(INPUT)
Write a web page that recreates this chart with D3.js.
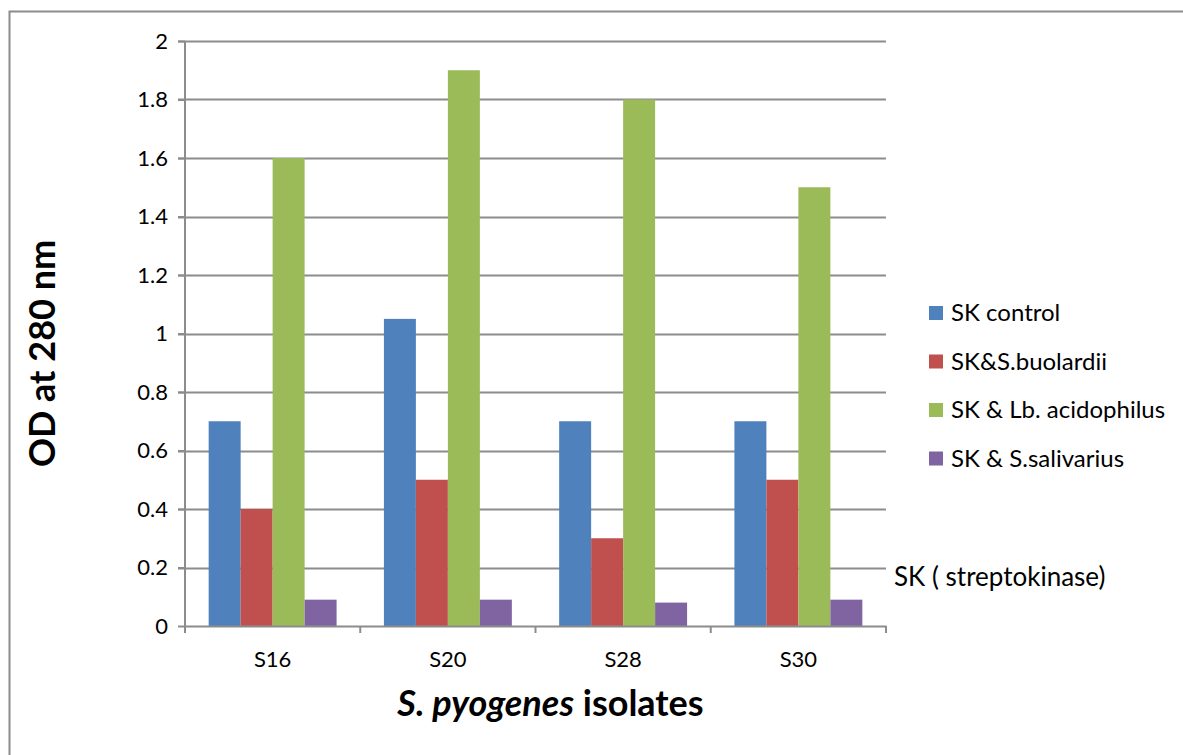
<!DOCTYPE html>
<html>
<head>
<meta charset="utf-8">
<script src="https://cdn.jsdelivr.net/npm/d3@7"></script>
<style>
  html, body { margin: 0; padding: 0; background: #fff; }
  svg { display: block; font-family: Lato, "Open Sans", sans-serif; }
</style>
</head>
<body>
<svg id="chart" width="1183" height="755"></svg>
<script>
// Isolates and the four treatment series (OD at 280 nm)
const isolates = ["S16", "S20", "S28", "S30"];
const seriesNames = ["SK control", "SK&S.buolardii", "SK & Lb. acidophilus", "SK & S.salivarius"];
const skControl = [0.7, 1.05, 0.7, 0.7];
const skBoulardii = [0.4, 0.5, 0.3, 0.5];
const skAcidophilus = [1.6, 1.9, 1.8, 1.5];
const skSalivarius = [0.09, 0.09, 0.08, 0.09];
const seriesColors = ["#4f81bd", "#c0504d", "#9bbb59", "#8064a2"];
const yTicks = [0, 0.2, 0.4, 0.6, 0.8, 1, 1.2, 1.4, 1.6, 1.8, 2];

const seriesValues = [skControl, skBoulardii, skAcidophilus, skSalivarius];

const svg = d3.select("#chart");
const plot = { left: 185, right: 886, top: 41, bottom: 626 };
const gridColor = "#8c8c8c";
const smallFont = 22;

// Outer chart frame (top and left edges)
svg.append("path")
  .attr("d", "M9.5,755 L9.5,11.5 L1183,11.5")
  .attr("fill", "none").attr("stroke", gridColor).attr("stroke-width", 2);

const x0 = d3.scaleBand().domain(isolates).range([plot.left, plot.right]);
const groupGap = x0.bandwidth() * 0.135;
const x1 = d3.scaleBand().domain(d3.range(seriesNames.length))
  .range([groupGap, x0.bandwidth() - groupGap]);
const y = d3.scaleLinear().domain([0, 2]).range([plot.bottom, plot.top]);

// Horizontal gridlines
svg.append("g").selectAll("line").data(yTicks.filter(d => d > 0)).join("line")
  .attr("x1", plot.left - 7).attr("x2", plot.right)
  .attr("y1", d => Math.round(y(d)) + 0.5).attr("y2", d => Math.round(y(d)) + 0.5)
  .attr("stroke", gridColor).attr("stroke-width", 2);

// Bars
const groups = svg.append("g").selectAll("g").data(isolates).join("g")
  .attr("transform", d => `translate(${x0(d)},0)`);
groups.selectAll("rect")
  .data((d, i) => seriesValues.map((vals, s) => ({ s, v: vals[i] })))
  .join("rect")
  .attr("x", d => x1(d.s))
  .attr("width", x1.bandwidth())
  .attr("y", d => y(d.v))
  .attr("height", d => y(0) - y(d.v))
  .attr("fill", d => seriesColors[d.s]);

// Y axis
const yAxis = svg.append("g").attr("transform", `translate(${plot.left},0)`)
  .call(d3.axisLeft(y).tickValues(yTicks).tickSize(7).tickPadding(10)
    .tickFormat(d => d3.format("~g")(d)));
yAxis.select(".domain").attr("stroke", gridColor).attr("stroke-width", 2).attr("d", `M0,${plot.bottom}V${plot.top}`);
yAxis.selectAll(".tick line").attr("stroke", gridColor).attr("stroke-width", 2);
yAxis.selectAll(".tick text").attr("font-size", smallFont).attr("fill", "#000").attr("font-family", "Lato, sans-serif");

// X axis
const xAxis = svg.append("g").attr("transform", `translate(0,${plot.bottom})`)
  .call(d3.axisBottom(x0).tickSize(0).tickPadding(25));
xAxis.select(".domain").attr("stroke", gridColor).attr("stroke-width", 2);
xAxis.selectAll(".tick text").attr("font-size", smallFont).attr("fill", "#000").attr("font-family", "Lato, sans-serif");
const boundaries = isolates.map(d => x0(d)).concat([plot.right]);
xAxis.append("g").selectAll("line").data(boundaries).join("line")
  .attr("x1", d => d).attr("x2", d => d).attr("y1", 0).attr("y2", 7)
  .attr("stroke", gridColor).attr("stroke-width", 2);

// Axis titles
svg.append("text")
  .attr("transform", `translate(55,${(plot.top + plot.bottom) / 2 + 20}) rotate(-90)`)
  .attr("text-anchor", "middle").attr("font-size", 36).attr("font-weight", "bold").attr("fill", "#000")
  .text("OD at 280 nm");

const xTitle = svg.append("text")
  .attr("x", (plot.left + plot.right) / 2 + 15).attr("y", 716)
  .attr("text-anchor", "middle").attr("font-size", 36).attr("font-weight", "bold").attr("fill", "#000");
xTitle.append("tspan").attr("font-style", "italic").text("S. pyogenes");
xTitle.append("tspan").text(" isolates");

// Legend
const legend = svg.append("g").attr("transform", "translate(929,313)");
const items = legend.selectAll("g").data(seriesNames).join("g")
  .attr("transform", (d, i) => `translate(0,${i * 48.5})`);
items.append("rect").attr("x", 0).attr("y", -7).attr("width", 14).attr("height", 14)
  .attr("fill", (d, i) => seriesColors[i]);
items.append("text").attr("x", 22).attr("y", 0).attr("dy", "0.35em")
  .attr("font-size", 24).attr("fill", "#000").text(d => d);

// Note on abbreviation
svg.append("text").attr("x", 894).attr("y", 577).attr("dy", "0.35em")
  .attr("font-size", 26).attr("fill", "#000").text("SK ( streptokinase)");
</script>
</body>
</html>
==
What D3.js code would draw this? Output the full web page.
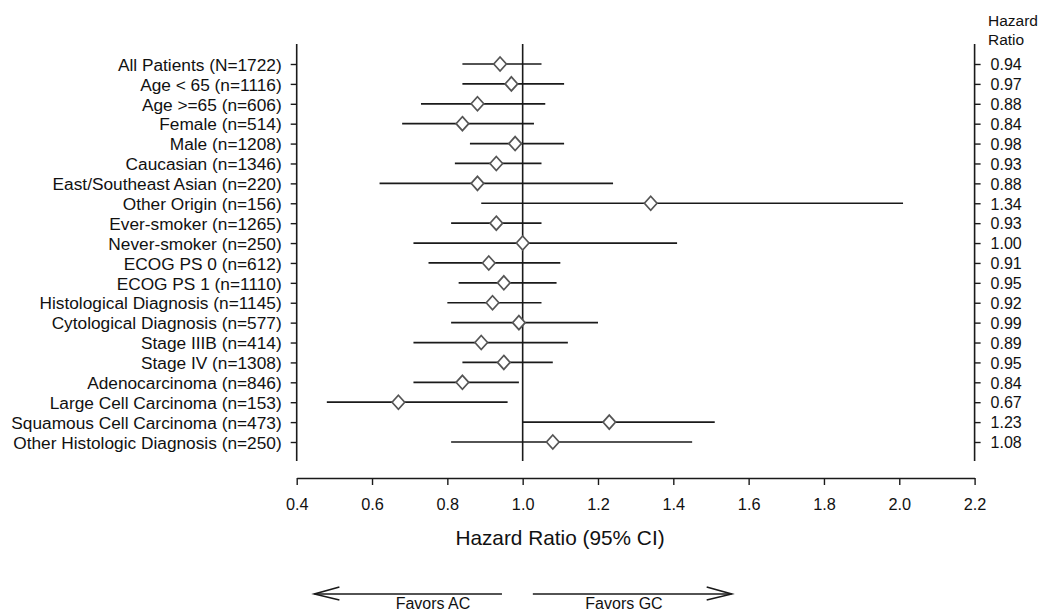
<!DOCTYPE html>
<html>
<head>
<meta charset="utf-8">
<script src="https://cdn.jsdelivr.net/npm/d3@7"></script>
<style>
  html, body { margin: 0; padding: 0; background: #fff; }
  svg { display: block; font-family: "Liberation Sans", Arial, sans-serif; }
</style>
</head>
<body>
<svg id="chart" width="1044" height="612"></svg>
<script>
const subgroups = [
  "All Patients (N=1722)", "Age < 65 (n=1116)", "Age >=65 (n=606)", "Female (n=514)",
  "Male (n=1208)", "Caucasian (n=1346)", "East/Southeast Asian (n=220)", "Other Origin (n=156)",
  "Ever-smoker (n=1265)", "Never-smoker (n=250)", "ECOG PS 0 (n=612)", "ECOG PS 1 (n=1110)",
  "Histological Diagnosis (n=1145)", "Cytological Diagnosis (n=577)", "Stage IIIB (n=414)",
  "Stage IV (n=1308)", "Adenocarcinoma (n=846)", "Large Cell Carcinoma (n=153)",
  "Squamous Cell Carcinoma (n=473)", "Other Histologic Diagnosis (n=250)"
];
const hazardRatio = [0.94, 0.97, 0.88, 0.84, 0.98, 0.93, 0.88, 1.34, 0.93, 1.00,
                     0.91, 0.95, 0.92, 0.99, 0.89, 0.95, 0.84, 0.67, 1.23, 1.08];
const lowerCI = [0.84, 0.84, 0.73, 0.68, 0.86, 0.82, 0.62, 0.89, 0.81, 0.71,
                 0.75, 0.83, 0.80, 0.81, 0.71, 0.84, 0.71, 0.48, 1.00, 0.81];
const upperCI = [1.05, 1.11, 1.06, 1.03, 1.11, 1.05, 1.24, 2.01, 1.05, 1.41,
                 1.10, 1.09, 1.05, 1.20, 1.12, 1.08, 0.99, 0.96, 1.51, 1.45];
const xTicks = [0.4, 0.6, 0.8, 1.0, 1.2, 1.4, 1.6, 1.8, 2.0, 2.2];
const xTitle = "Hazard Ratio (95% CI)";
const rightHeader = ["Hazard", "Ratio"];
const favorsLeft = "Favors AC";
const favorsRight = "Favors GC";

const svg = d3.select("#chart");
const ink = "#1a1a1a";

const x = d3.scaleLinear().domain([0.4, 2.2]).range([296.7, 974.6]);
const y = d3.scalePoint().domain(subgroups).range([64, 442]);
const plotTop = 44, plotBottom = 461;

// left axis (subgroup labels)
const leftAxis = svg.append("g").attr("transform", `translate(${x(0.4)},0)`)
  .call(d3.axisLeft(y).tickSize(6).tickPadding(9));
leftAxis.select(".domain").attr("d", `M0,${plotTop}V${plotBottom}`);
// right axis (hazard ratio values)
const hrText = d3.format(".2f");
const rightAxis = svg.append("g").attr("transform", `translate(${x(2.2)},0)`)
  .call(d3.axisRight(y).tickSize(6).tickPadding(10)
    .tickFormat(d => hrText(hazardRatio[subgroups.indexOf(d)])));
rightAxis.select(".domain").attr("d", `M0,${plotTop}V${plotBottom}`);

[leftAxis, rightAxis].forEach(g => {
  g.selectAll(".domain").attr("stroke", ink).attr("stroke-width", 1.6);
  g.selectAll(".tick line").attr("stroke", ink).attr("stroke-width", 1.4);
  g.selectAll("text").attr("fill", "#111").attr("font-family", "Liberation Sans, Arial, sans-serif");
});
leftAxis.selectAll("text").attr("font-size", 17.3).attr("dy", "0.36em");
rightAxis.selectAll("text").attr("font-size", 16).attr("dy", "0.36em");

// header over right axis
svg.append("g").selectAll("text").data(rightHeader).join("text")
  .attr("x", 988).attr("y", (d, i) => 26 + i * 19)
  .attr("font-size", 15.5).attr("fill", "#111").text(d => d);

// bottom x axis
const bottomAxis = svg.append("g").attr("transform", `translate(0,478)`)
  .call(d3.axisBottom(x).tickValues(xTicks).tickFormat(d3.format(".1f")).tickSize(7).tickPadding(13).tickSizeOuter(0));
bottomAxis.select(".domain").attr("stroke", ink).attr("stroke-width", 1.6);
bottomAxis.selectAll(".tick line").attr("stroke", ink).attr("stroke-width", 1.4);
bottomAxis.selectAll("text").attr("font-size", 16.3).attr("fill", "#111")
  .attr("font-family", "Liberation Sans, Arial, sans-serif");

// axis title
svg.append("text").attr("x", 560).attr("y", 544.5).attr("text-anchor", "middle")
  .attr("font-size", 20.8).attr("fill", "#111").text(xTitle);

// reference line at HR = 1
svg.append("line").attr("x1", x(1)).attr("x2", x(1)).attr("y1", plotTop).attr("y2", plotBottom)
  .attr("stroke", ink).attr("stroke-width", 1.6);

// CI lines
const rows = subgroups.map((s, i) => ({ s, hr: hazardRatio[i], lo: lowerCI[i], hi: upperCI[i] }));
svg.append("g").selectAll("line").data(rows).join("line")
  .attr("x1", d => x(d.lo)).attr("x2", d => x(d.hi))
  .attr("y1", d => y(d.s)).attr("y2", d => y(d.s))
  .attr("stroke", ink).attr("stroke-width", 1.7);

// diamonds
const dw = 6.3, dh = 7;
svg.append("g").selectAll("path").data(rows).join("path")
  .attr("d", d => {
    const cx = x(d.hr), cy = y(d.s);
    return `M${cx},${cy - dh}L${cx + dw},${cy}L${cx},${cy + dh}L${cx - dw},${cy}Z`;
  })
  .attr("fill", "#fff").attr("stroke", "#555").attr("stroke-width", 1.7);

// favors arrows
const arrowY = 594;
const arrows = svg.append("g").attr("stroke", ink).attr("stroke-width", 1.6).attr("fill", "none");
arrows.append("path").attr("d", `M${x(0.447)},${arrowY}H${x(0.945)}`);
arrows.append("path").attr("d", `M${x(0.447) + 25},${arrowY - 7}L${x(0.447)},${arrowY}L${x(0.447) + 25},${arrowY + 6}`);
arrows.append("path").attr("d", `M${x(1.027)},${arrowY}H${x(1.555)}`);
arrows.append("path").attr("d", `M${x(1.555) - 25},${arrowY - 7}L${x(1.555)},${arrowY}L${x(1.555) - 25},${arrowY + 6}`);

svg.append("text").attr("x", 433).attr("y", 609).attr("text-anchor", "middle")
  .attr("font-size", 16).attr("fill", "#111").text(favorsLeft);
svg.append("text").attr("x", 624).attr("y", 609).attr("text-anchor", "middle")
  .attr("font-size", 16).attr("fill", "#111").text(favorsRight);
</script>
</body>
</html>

(YOUR TASK) Pull out only the lines from the one with "Write a web" up to and including the one with "d3.scaleLinear().domain([0, 2]).range([plot.bottom, plot.top]);", and drop any pictures along the way.

(SOLUTION FOR THIS PROBLEM)
Write a web page that recreates this chart with D3.js.
<!DOCTYPE html>
<html>
<head>
<meta charset="utf-8">
<script src="https://cdn.jsdelivr.net/npm/d3@7"></script>
<style>
  html, body { margin: 0; padding: 0; background: #fff; }
  svg { display: block; font-family: Lato, "Open Sans", sans-serif; }
</style>
</head>
<body>
<svg id="chart" width="1183" height="755"></svg>
<script>
// Isolates and the four treatment series (OD at 280 nm)
const isolates = ["S16", "S20", "S28", "S30"];
const seriesNames = ["SK control", "SK&S.buolardii", "SK & Lb. acidophilus", "SK & S.salivarius"];
const skControl = [0.7, 1.05, 0.7, 0.7];
const skBoulardii = [0.4, 0.5, 0.3, 0.5];
const skAcidophilus = [1.6, 1.9, 1.8, 1.5];
const skSalivarius = [0.09, 0.09, 0.08, 0.09];
const seriesColors = ["#4f81bd", "#c0504d", "#9bbb59", "#8064a2"];
const yTicks = [0, 0.2, 0.4, 0.6, 0.8, 1, 1.2, 1.4, 1.6, 1.8, 2];

const seriesValues = [skControl, skBoulardii, skAcidophilus, skSalivarius];

const svg = d3.select("#chart");
const plot = { left: 185, right: 886, top: 41, bottom: 626 };
const gridColor = "#8c8c8c";
const smallFont = 22;

// Outer chart frame (top and left edges)
svg.append("path")
  .attr("d", "M9.5,755 L9.5,11.5 L1183,11.5")
  .attr("fill", "none").attr("stroke", gridColor).attr("stroke-width", 2);

const x0 = d3.scaleBand().domain(isolates).range([plot.left, plot.right]);
const groupGap = x0.bandwidth() * 0.135;
const x1 = d3.scaleBand().domain(d3.range(seriesNames.length))
  .range([groupGap, x0.bandwidth() - groupGap]);
const y = d3.scaleLinear().domain([0, 2]).range([plot.bottom, plot.top]);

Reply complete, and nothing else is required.